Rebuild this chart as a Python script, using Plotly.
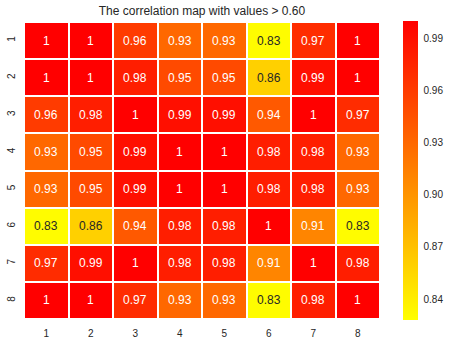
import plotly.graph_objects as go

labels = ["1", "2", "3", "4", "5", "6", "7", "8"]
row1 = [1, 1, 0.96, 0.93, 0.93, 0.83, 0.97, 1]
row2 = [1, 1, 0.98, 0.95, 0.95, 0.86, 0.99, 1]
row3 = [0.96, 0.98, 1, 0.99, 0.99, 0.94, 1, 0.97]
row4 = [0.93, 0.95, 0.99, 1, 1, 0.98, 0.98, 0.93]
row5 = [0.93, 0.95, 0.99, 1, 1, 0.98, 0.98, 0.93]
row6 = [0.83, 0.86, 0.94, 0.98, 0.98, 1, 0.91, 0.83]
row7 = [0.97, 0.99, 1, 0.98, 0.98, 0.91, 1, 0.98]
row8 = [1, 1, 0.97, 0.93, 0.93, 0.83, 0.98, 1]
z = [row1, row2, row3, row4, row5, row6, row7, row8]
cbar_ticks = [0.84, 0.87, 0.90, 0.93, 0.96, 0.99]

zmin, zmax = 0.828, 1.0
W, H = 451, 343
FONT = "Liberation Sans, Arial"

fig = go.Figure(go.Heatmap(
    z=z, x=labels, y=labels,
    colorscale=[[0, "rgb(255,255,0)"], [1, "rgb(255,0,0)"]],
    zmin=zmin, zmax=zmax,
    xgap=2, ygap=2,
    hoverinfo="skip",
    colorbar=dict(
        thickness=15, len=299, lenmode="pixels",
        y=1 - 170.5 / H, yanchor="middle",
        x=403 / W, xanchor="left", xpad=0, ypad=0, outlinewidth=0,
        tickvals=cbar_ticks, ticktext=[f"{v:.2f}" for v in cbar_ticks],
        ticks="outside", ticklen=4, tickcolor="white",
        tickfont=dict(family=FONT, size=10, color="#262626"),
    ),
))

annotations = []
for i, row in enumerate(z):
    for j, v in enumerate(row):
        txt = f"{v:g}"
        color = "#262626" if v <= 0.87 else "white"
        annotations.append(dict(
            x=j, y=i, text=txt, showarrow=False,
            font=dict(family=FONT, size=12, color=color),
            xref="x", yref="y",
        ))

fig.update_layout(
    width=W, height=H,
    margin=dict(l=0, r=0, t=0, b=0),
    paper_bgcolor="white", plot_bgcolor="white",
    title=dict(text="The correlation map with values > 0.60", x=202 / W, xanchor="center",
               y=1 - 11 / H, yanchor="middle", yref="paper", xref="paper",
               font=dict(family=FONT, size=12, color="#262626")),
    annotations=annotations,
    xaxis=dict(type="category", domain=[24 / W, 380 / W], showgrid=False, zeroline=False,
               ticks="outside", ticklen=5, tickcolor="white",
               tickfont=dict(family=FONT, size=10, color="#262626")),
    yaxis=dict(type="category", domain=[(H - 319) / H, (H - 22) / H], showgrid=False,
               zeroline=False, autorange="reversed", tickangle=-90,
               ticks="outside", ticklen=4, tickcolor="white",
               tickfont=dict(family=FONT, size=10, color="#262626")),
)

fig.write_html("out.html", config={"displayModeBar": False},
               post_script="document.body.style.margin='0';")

...

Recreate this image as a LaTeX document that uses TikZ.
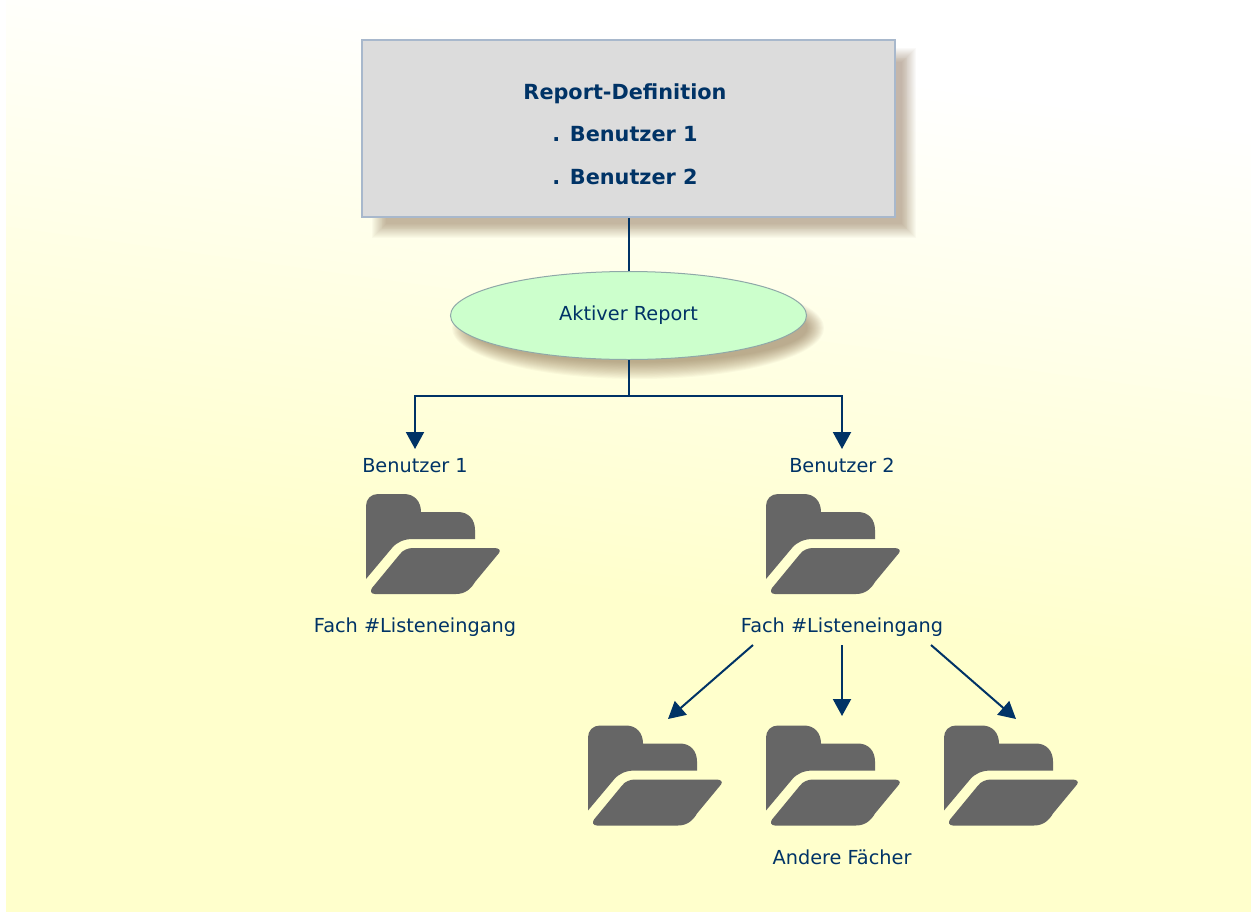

==

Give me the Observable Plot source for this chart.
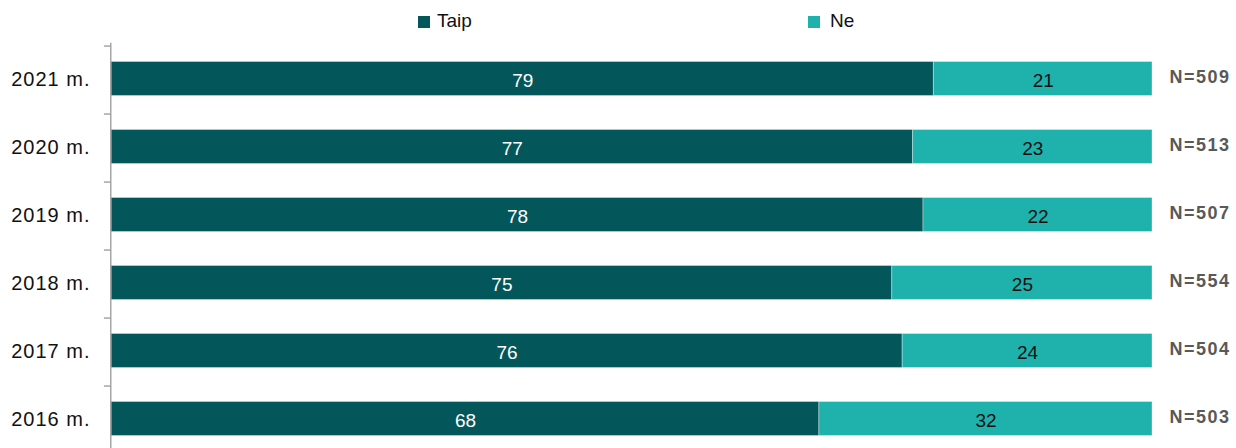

**Problem:**
Nothing but the lines from the one containing "Rebuild this chart" through the one containing "import plotly.graph_objects as go" should appear in your copy, exactly as written and without pictures.

**Result of the exercise:**
Rebuild this chart as a Python script, using Plotly.
import plotly.graph_objects as go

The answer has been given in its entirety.